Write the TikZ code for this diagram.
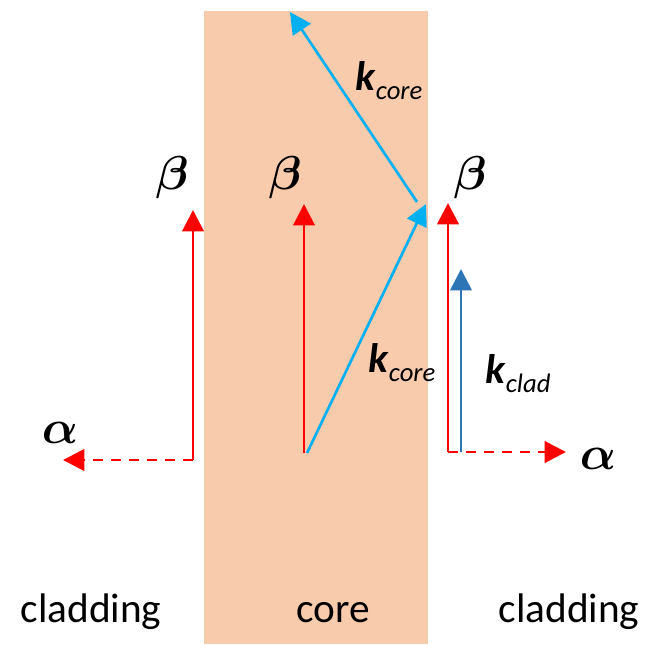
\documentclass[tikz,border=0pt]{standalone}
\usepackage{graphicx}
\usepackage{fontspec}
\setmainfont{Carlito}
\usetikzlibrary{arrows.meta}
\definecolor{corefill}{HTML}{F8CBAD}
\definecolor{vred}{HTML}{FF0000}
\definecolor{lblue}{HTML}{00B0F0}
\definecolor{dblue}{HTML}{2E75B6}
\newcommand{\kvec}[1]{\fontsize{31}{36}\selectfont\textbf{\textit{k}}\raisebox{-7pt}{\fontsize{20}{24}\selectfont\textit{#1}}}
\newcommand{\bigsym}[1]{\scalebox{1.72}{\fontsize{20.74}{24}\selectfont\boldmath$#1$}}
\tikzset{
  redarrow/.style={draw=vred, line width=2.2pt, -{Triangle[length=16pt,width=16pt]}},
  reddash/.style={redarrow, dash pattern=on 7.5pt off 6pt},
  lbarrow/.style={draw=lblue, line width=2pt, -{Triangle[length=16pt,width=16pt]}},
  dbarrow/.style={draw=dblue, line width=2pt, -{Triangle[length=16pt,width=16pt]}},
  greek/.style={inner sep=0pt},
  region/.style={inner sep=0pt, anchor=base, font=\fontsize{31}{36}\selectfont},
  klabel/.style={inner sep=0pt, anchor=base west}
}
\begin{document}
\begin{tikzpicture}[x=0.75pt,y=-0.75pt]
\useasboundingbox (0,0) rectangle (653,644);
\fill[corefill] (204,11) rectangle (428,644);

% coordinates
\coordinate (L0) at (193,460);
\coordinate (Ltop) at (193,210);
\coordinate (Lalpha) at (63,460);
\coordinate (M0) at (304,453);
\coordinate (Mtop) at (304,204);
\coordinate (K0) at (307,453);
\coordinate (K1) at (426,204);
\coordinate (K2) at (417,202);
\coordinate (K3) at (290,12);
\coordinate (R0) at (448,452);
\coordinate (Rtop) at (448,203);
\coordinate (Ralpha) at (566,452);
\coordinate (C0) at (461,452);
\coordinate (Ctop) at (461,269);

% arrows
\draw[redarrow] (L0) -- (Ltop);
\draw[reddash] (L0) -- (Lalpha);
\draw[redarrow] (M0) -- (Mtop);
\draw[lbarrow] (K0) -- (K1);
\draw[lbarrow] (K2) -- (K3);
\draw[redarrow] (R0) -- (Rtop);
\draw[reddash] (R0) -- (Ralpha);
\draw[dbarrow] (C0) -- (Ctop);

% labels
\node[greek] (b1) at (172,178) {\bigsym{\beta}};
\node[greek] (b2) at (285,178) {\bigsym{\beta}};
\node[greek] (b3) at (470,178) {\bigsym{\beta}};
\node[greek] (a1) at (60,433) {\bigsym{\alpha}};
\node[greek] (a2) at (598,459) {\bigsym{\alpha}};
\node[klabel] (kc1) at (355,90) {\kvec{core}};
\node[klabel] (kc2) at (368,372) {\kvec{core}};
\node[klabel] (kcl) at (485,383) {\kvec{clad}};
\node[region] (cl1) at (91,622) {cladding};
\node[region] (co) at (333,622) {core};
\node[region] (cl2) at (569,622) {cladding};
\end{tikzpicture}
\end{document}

━━━━━━━━━━━━━━━━

Word for word, quote the lines above. Omit the pictures.

Write the TikZ code for this diagram.
\documentclass[tikz,border=0pt]{standalone}
\usepackage{graphicx}
\usepackage{fontspec}
\setmainfont{Carlito}
\usetikzlibrary{arrows.meta}
\definecolor{corefill}{HTML}{F8CBAD}
\definecolor{vred}{HTML}{FF0000}
\definecolor{lblue}{HTML}{00B0F0}
\definecolor{dblue}{HTML}{2E75B6}
\newcommand{\kvec}[1]{\fontsize{31}{36}\selectfont\textbf{\textit{k}}\raisebox{-7pt}{\fontsize{20}{24}\selectfont\textit{#1}}}
\newcommand{\bigsym}[1]{\scalebox{1.72}{\fontsize{20.74}{24}\selectfont\boldmath$#1$}}
\tikzset{
  redarrow/.style={draw=vred, line width=2.2pt, -{Triangle[length=16pt,width=16pt]}},
  reddash/.style={redarrow, dash pattern=on 7.5pt off 6pt},
  lbarrow/.style={draw=lblue, line width=2pt, -{Triangle[length=16pt,width=16pt]}},
  dbarrow/.style={draw=dblue, line width=2pt, -{Triangle[length=16pt,width=16pt]}},
  greek/.style={inner sep=0pt},
  region/.style={inner sep=0pt, anchor=base, font=\fontsize{31}{36}\selectfont},
  klabel/.style={inner sep=0pt, anchor=base west}
}
\begin{document}
\begin{tikzpicture}[x=0.75pt,y=-0.75pt]
\useasboundingbox (0,0) rectangle (653,644);
\fill[corefill] (204,11) rectangle (428,644);

% coordinates
\coordinate (L0) at (193,460);
\coordinate (Ltop) at (193,210);
\coordinate (Lalpha) at (63,460);
\coordinate (M0) at (304,453);
\coordinate (Mtop) at (304,204);
\coordinate (K0) at (307,453);
\coordinate (K1) at (426,204);
\coordinate (K2) at (417,202);
\coordinate (K3) at (290,12);
\coordinate (R0) at (448,452);
\coordinate (Rtop) at (448,203);
\coordinate (Ralpha) at (566,452);
\coordinate (C0) at (461,452);
\coordinate (Ctop) at (461,269);

% arrows
\draw[redarrow] (L0) -- (Ltop);
\draw[reddash] (L0) -- (Lalpha);
\draw[redarrow] (M0) -- (Mtop);
\draw[lbarrow] (K0) -- (K1);
\draw[lbarrow] (K2) -- (K3);
\draw[redarrow] (R0) -- (Rtop);
\draw[reddash] (R0) -- (Ralpha);
\draw[dbarrow] (C0) -- (Ctop);

% labels
\node[greek] (b1) at (172,178) {\bigsym{\beta}};
\node[greek] (b2) at (285,178) {\bigsym{\beta}};
\node[greek] (b3) at (470,178) {\bigsym{\beta}};
\node[greek] (a1) at (60,433) {\bigsym{\alpha}};
\node[greek] (a2) at (598,459) {\bigsym{\alpha}};
\node[klabel] (kc1) at (355,90) {\kvec{core}};
\node[klabel] (kc2) at (368,372) {\kvec{core}};
\node[klabel] (kcl) at (485,383) {\kvec{clad}};
\node[region] (cl1) at (91,622) {cladding};
\node[region] (co) at (333,622) {core};
\node[region] (cl2) at (569,622) {cladding};
\end{tikzpicture}
\end{document}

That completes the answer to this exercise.